The reason for why people are leaving the game in droves is the same reason for why people always leave popular MMO's in droves... because there isn't new content. People get tired of doing the same shit every day, and Planetside 2 is set up in such a way that it really emphasizes how much of a grind every game session is. On a macro level you quite literally do the same thing, with the same general goal every single day. That's true for most MMO's, however it tends to be hidden from the player longer by virtue of giving him a constant sense of accomplishment- in most cases, this sense of accomplishment is gained from completing quests. Meet the NPC, get a plot blurb from him explaining why the quest is important within the context of the universe, do the quest, meet the boss NPC who talks shit to you and kill him, then go back to the first NPC, get an earful about how your actions have made the world a better place, and collect your XP/gift reward. The objective of the quest, along with its locale and the NPC's within them almost always deviate somewhat- you don't often do the exact same quest twice, and you rarely fight the same enemies twice. In fact, as you level up you can even go back to told areas or do old quests and casually destroy enemy NPC's that you once found challenging, physically displaying to you how much your character has grown.

All of these things together give the illusion to the player that he's doing a variety of things that all contribute toward some final success, or destination.

In PS2, by comparison, it's never explained why these bases are important, and we can't even infer why they're important because the benefits of owning most of them are literally non-existent. So there's no real practical benefit of owning a base, and there's no in-universe implication that the bases are important either. That's a strike. Next, as capturing a base is basically our "quest", with each base being its own quest, there is no variety in our quests. Our objective is always the same, "kill everybody inside of it and hold onto the point until the base is yours", and our enemies are always the same. They may act different, since they're People and People can use different tactics, but the types of enemies are always the same. There is never a chance that we might fight a giant robot, or a weird monster, or something unique. It's always going to be predominantly chumps with guns, supported by tanks and planes, and they and their bullets always come in one of two color schemes. No variation-that's strike two. Strike three is that after completing a quest, we're given some exp, a 5 second voice over telling us good job, and we're then pointed in the direction of the next quest, which is exactly the same as the quest we just completed- with the exact same objective and the exact same enemies, perhaps just behaving a little differently.
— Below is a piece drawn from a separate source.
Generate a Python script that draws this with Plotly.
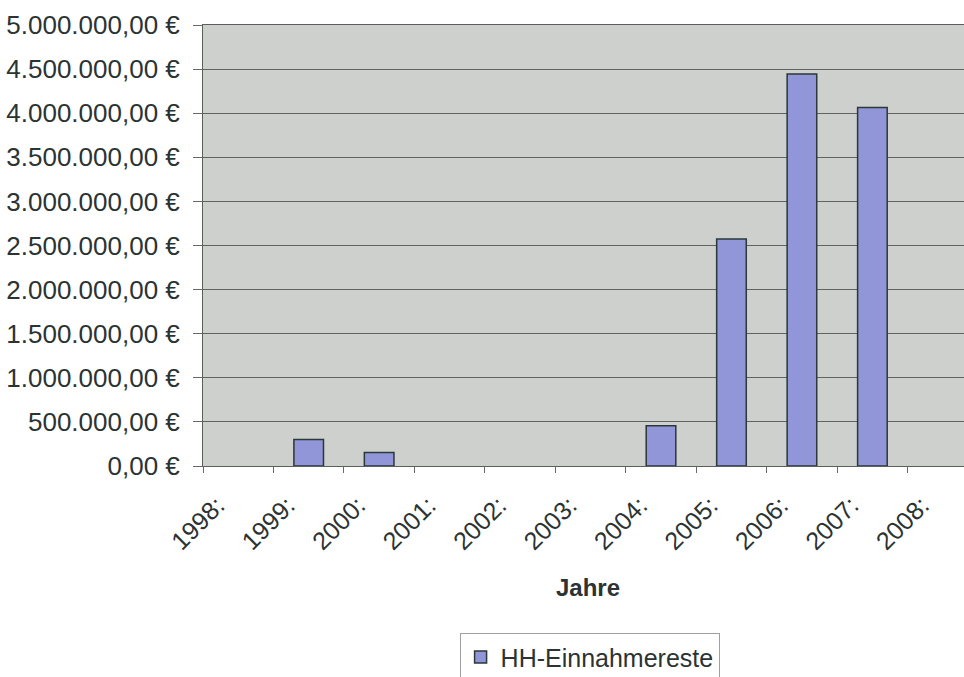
"""HH-Einnahmereste 1998-2008 bar chart."""

import plotly.graph_objects as go

years = ["1998:", "1999:", "2000:", "2001:", "2002:", "2003:",
         "2004:", "2005:", "2006:", "2007:", "2008:"]
# years without a bar in the original are left empty
einnahmereste = [None, 300000, 152000, None, None, None,
                 455000, 2575000, 4445000, 4065000, None]

y_ticks = [0, 500000, 1000000, 1500000, 2000000, 2500000,
           3000000, 3500000, 4000000, 4500000, 5000000]


def euro(v):
    s = f"{v:,.2f}".replace(",", "X").replace(".", ",").replace("X", ".")
    return s + " €"


TEXT = "#2b3333"
FONT = "Liberation Sans, Arial, sans-serif"

fig = go.Figure()
fig.add_trace(go.Bar(
    x=years, y=einnahmereste, name="HH-Einnahmereste",
    width=0.42,
    marker=dict(color="#9096d8", line=dict(color="#2a3838", width=1.5)),
))

fig.update_layout(
    width=964, height=677,
    margin=dict(l=203, r=0, t=25, b=211, autoexpand=False),
    paper_bgcolor="white",
    plot_bgcolor="#cdd0cc",
    font=dict(family=FONT, size=25, color=TEXT),
    showlegend=True,
    legend=dict(
        x=0.508, xanchor="center", y=-0.379, yanchor="top",
        bordercolor="#a0a0a0", borderwidth=1, bgcolor="white",
        font=dict(size=25, color=TEXT),
        itemwidth=30,
    ),
)

fig.update_xaxes(
    type="category",
    range=[-0.5, 10.3],
    tickson="boundaries",
    ticks="outside", ticklen=6, tickcolor="#6a6a6a",
    tickangle=-45,
    ticklabelshift=-21, ticklabelstandoff=14,
    tickfont=dict(size=25, color=TEXT),
    showgrid=False,
    showline=True, linecolor="#5a5f5a", linewidth=1, mirror=True,
    automargin=False,
)

fig.update_yaxes(
    range=[0, 5000000],
    tickvals=y_ticks,
    ticktext=[euro(v) for v in y_ticks],
    ticks="outside", ticklen=9, tickcolor="#6a6a6a",
    ticklabelstandoff=8,
    tickfont=dict(size=26, color=TEXT),
    showgrid=True, gridcolor="#5f645f", gridwidth=1,
    showline=True, linecolor="#5a5f5a", linewidth=1,
    zeroline=False,
    automargin=False,
)

fig.add_annotation(
    text="<b>Jahre</b>", xref="paper", yref="paper",
    x=0.506, y=-0.275, xanchor="center", yanchor="middle",
    showarrow=False, font=dict(size=24, color=TEXT),
)

# drop the default page margin so the figure fills the window exactly
fig.write_html(
    "out.html",
    config={"displayModeBar": False},
    post_script="document.body.style.margin = '0';",
)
It's the same fucking quest, and you realize that, woah: it doesn't matter how many quests I complete. There will always be another quest to complete after it, and that quest will always be the same quest I just completed.
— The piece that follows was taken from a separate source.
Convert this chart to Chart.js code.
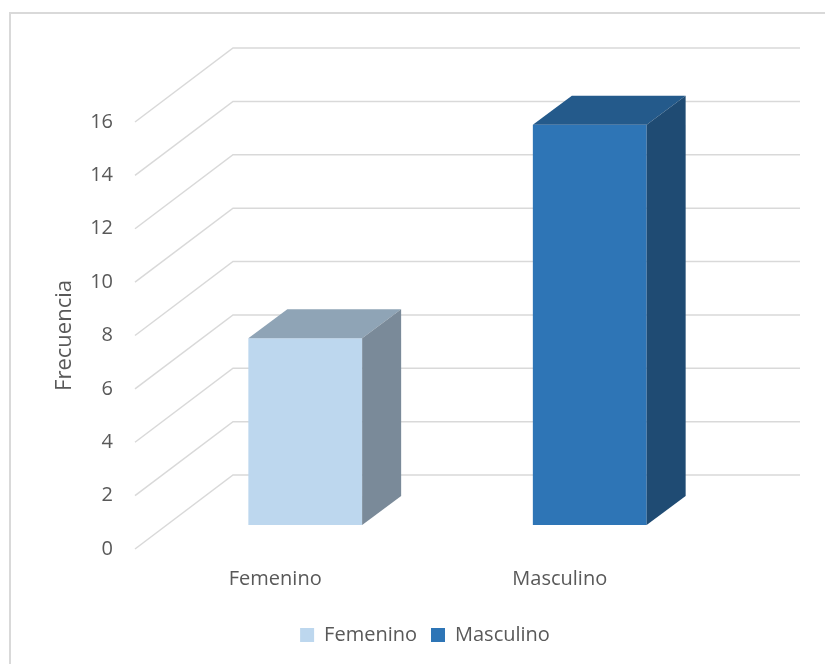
<!DOCTYPE html>
<html>
<head>
<meta charset="utf-8">
<script src="https://cdn.jsdelivr.net/npm/chart.js@4/dist/chart.umd.min.js"></script>
<style>
  html, body { margin: 0; padding: 0; background: #ffffff; }
  #wrap { position: relative; width: 825px; height: 664px; }
</style>
</head>
<body>
<div id="wrap"><canvas id="c" width="825" height="664"></canvas></div>
<script>
// ---- data ----
const categories = ['Femenino', 'Masculino'];
const frecuencia = [7, 15];
const yMin = 0;
const yMax = 16;
const yStep = 2;
const yTitle = 'Frecuencia';

// ---- styles ----
const frontColors = ['#BDD7EE', '#2E75B6'];
const topColors = ['#8FA4B6', '#245A8B'];
const sideColors = ['#7A8A99', '#1F4B73'];
const gridColor = '#D9D9D9';
const textColor = '#595959';
const FONT = '"Open Sans", "Noto Sans", sans-serif';

// 3D geometry (pixel offsets relative to scales)
const depth = { dx: 39, dy: -29 };       // bar depth
const frontWall = { dx: -28, dy: 24 };   // front edge of grid relative to bar plane (x from chartArea.left)
const backWall = { dx: 70, dy: -50 };    // back wall relative to bar plane (x from chartArea.left)
const backRightExtra = 68;
const titleX = 65;

const borderPlugin = {
  id: 'outerBorder',
  beforeDraw(chart) {
    const ctx = chart.ctx;
    ctx.save();
    ctx.fillStyle = '#ffffff';
    ctx.fillRect(0, 0, chart.width, chart.height);
    ctx.strokeStyle = gridColor;
    ctx.lineWidth = 2;
    ctx.beginPath();
    ctx.moveTo(10, chart.height);
    ctx.lineTo(10, 13);
    ctx.lineTo(chart.width, 13);
    ctx.stroke();
    ctx.restore();
  }
};

const wallPlugin = {
  id: 'wall3d',
  beforeDatasetsDraw(chart) {
    const ctx = chart.ctx;
    const ys = chart.scales.y;
    const area = chart.chartArea;
    ctx.save();
    ctx.strokeStyle = gridColor;
    ctx.lineWidth = 1.5;
    ys.ticks.forEach(t => {
      const y = ys.getPixelForValue(t.value);
      ctx.beginPath();
      ctx.moveTo(area.left + frontWall.dx, y + frontWall.dy);
      ctx.lineTo(area.left + backWall.dx, y + backWall.dy);
      ctx.lineTo(area.right + backRightExtra, y + backWall.dy);
      ctx.stroke();
    });
    // axis title, centred on the front edge of the value axis
    const yc = (ys.getPixelForValue(yMin) + ys.getPixelForValue(yMax)) / 2 + frontWall.dy;
    ctx.translate(titleX, yc);
    ctx.rotate(-Math.PI / 2);
    ctx.fillStyle = textColor;
    ctx.font = '22px ' + FONT;
    ctx.textAlign = 'center';
    ctx.textBaseline = 'middle';
    ctx.fillText(yTitle, 0, 0);
    ctx.restore();
  }
};

const bar3dPlugin = {
  id: 'bar3d',
  afterDatasetsDraw(chart) {
    const ctx = chart.ctx;
    const meta = chart.getDatasetMeta(0);
    ctx.save();
    meta.data.forEach((bar, i) => {
      const p = bar.getProps(['x', 'y', 'base', 'width'], true);
      const l = p.x - p.width / 2, r = p.x + p.width / 2;
      const top = p.y, bottom = p.base;
      ctx.fillStyle = topColors[i];
      ctx.beginPath();
      ctx.moveTo(l, top);
      ctx.lineTo(l + depth.dx, top + depth.dy);
      ctx.lineTo(r + depth.dx, top + depth.dy);
      ctx.lineTo(r, top);
      ctx.closePath();
      ctx.fill();
      ctx.fillStyle = sideColors[i];
      ctx.beginPath();
      ctx.moveTo(r, top);
      ctx.lineTo(r + depth.dx, top + depth.dy);
      ctx.lineTo(r + depth.dx, bottom + depth.dy);
      ctx.lineTo(r, bottom);
      ctx.closePath();
      ctx.fill();
    });
    ctx.restore();
  }
};

new Chart(document.getElementById('c'), {
  type: 'bar',
  data: {
    labels: categories,
    datasets: [{
      label: yTitle,
      data: frecuencia,
      backgroundColor: frontColors,
      borderWidth: 0,
      barPercentage: 0.4,
      categoryPercentage: 1.0
    }]
  },
  options: {
    responsive: false,
    animation: false,
    devicePixelRatio: 1,
    layout: { padding: { left: 50, right: 25, top: 98, bottom: 9 } },
    plugins: {
      tooltip: { enabled: false },
      legend: {
        display: true,
        position: 'bottom',
        onClick: null,
        labels: {
          color: textColor,
          font: { family: FONT, size: 20 },
          boxWidth: 14,
          boxHeight: 14,
          padding: 14,
          generateLabels(chart) {
            const ds = chart.data.datasets[0];
            return chart.data.labels.map((lab, i) => ({
              text: lab,
              fillStyle: ds.backgroundColor[i],
              strokeStyle: ds.backgroundColor[i],
              lineWidth: 0,
              fontColor: textColor,
              hidden: false,
              index: i,
              datasetIndex: 0
            }));
          }
        }
      }
    },
    scales: {
      x: {
        type: 'category',
        grid: { display: false, drawTicks: false },
        border: { display: false },
        ticks: {
          color: textColor,
          font: { family: FONT, size: 20 },
          padding: 42,
          labelOffset: -30,
          maxRotation: 0
        },
        afterFit(scale) { scale.height = 86; }
      },
      y: {
        type: 'linear',
        position: 'left',
        min: yMin,
        max: yMax,
        grid: { display: false, drawTicks: false },
        border: { display: false },
        ticks: {
          stepSize: yStep,
          color: textColor,
          font: { family: FONT, size: 20 },
          padding: 50,
          labelOffset: 24
        },
        title: { display: false, text: yTitle },
        afterFit(scale) { scale.width = 113; }
      },
      yr: {
        type: 'linear',
        position: 'right',
        display: true,
        grid: { display: false, drawTicks: false },
        border: { display: false },
        ticks: { display: false },
        afterFit(scale) { scale.width = 68; }
      }
    }
  },
  plugins: [borderPlugin, wallPlugin, bar3dPlugin]
});
</script>
</body>
</html>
For some people, that's not game-breaking. I myself still play the game almost every day, and have been for almost two years now. But for looooots of people, that shit gets old eventually, and so they get bored and leave the game.

This isn't an issue exclusive to Planetside 2, in fact it's a common issue for most MMO's. The problem is that you feel it more with Planetside 2 because the game is exclusively a shared experience. In WoW, where you can only have X amount of people in a raid, or you can only have X amount of people in a PvP match at one time, there is no difference between 50,000 players in the game and 10,000 players. You interact with NPC's 90% of the time anyway. But in a game like Planetside 2, where are there no NPC's, and the only way the game can engage you, in any way shape or form, is via human players, it becomes very noticeable when the population dips and rises. Bases are either devoid of enemies and your time is spent capping empty buildings, or your faction is out-popped and you're getting reamed at every turn. Both capping empty base after empty base and getting pushed back by enemy zergs in battle after battle highlight to the player just ultimately pointless and repetitive this game is. It's only when we're in the middle of a good fight do we temporarily forget how ultimately meaningless the battle actually is.

So with that being the case, the game direly needs to do two things: A) it needs to compensate for the lowered population. This means it needs to merge servers (which it's already done), and cut out half the fucking irrelevant bases so that the already reduced player base isn't stretched so thinly across a continent, and B) it needs to focus on retaining what player base it still has, and the only way to do that is to improve the game's ability to hide the realization that you're basically doing the same thing over and over again. MMO's do this by providing fresh content- giving the illusion that there's always "something to new to do", and by making everything you do seem like an achievement and a progression. Alerts and continent-locking have done a lot to give us that latter feeling, but it's not enough. And the other half of the equation, new content, is sorely missing in this game. I understand that the PS2 dev team is undermanned, and I understand that it takes time to make new vehicles and new continents, but there comes a point where one has to simply realize that the video game industry is an extremely competitive environment, and gamers don't care about developmental problems. They're fickle people, and will jump ship to any game that looks more promising.

Last edited by BlaxicanX; 2014-07-28 at 09:10 PM.